Two, athletes accused of doping based on years-old urine samples have no way of defending themselves. They can’t resubmit to testing; it’s too late. If I were an athlete worried about these accusations, I would deposit my urine “in escrow” on a regular basis to give me some ability to contest an accusation. The doping arms race will continue because of the incentives. It’s a classic
Prisoner’s Dilemma. Consider two competing athletes: Alice and Bob. Both Alice and Bob have to individually decide if they are going to take drugs or not. Imagine Alice evaluating her two options:
“If Bob doesn’t take any drugs,” she thinks, “then it will be in my best interest to take them. They will give me a performance edge against Bob. I have a better chance of winning.
“Similarly, if Bob takes drugs, it’s also in my interest to agree to take them. At least that way Bob won’t have an advantage over me. “So even though I have no control over what Bob chooses to do, taking drugs gives me the better outcome, regardless of what his action might be.” Unfortunately, Bob goes through exactly the same analysis. As a result, they both take performance-enhancing drugs and neither has the advantage over the other. If they could just trust each other, they could refrain from taking the drugs and maintain the same non-advantage status—without any legal or physical danger. But competing athletes can’t trust each other, and everyone feels he has to dope—and
continues to search out newer and more undetectable drugs—in order to compete.
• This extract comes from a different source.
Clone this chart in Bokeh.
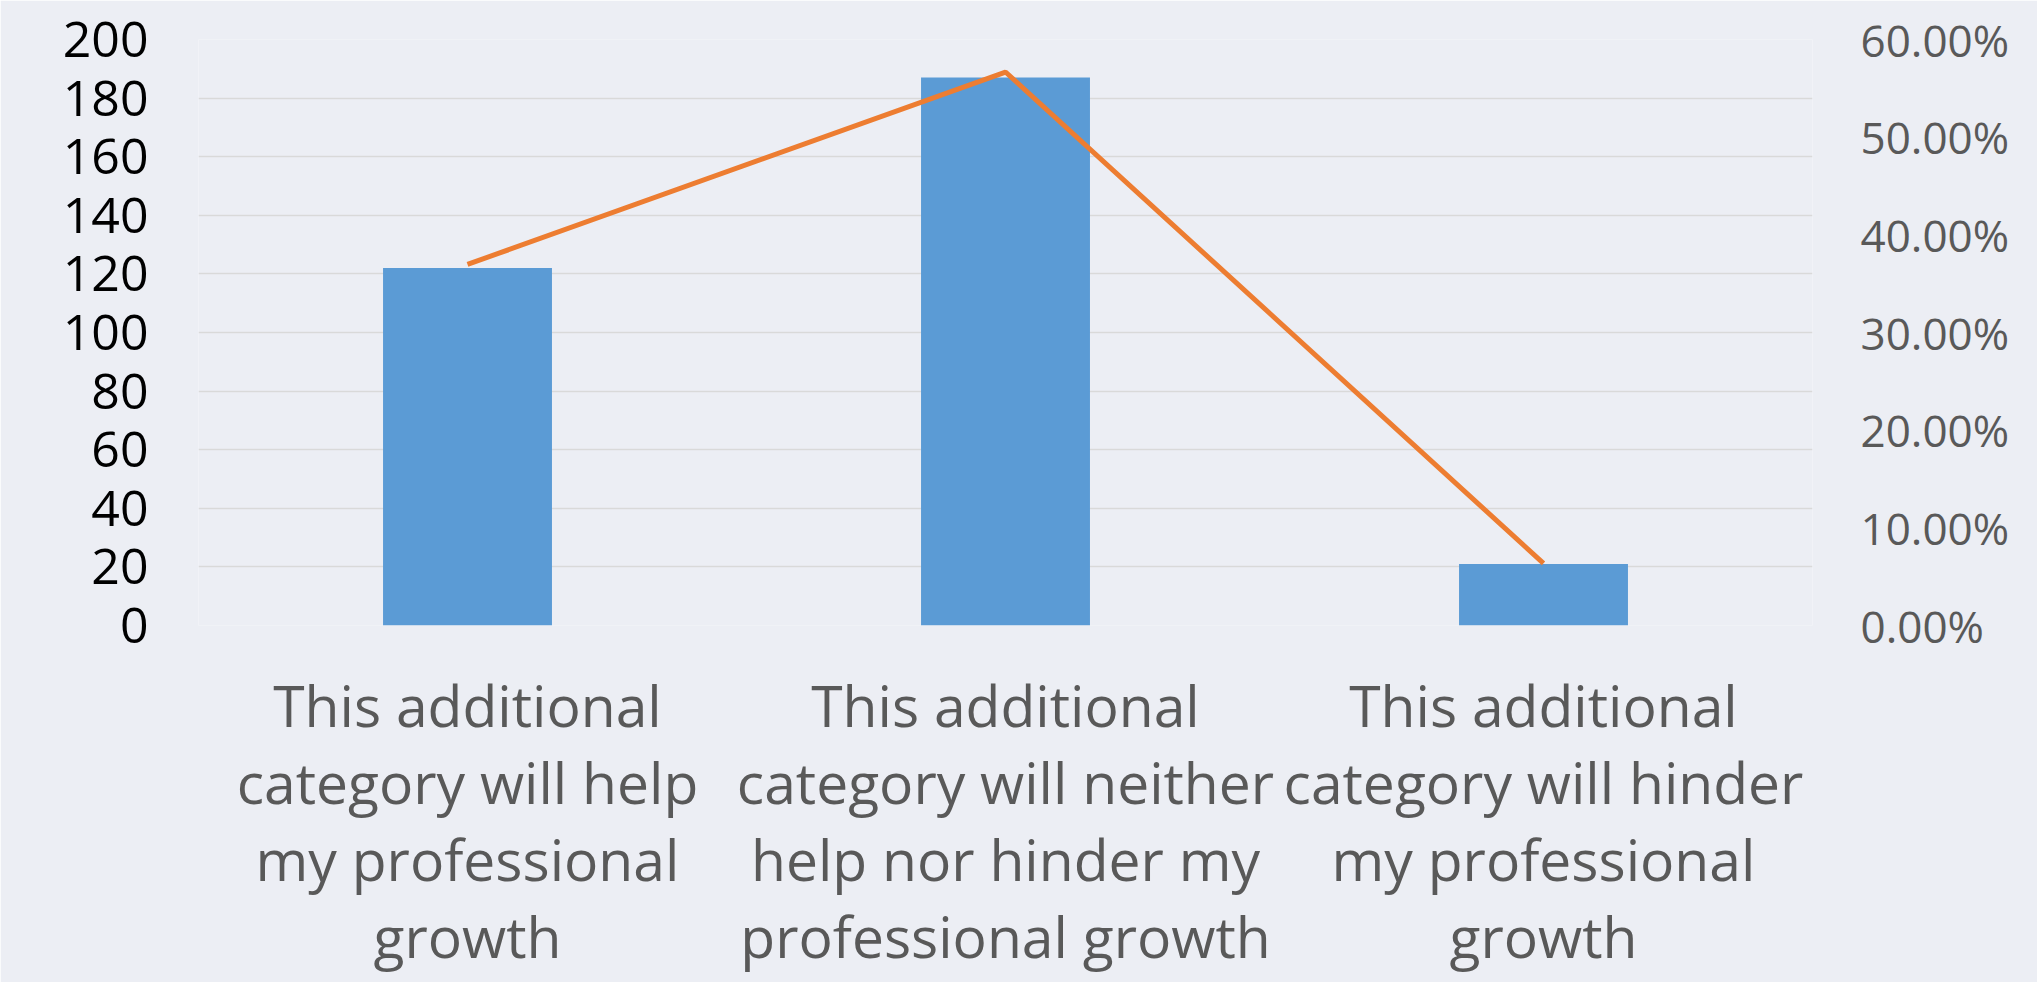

And the arms race continues. Some sports are more vigilant about drug detection than others. European bicycle racing is particularly vigilant; so are the Olympics. American professional sports are far more lenient, often trying to give the appearance of vigilance while still allowing athletes to use performance-enhancing drugs. They know that their fans want to see beefy linebackers, powerful sluggers, and lightning-fast sprinters. So, with a wink and a nod, they only test for the easy stuff. For example, look at baseball’s current debate on human growth hormone: HGH. They have serious tests, and penalties, for steroid use, but everyone knows that players are now taking HGH because there is no urine test for it. There’s a blood test in development, but it’s still some time away from working. The way to stop
HGH use is to take blood tests now and store them for future testing, but the players’
union has refused to allow it and the baseball commissioner isn’t pushing it.
In the end, doping is all about economics. Athletes will continue to dope because the Prisoner’s Dilemma forces them to do so. Sports authorities will either improve their detection capabilities or continue to pretend to do so— depending on their fans and their revenues. And as technology continues to improve, professional athletes will become more like deliberately designed racing cars.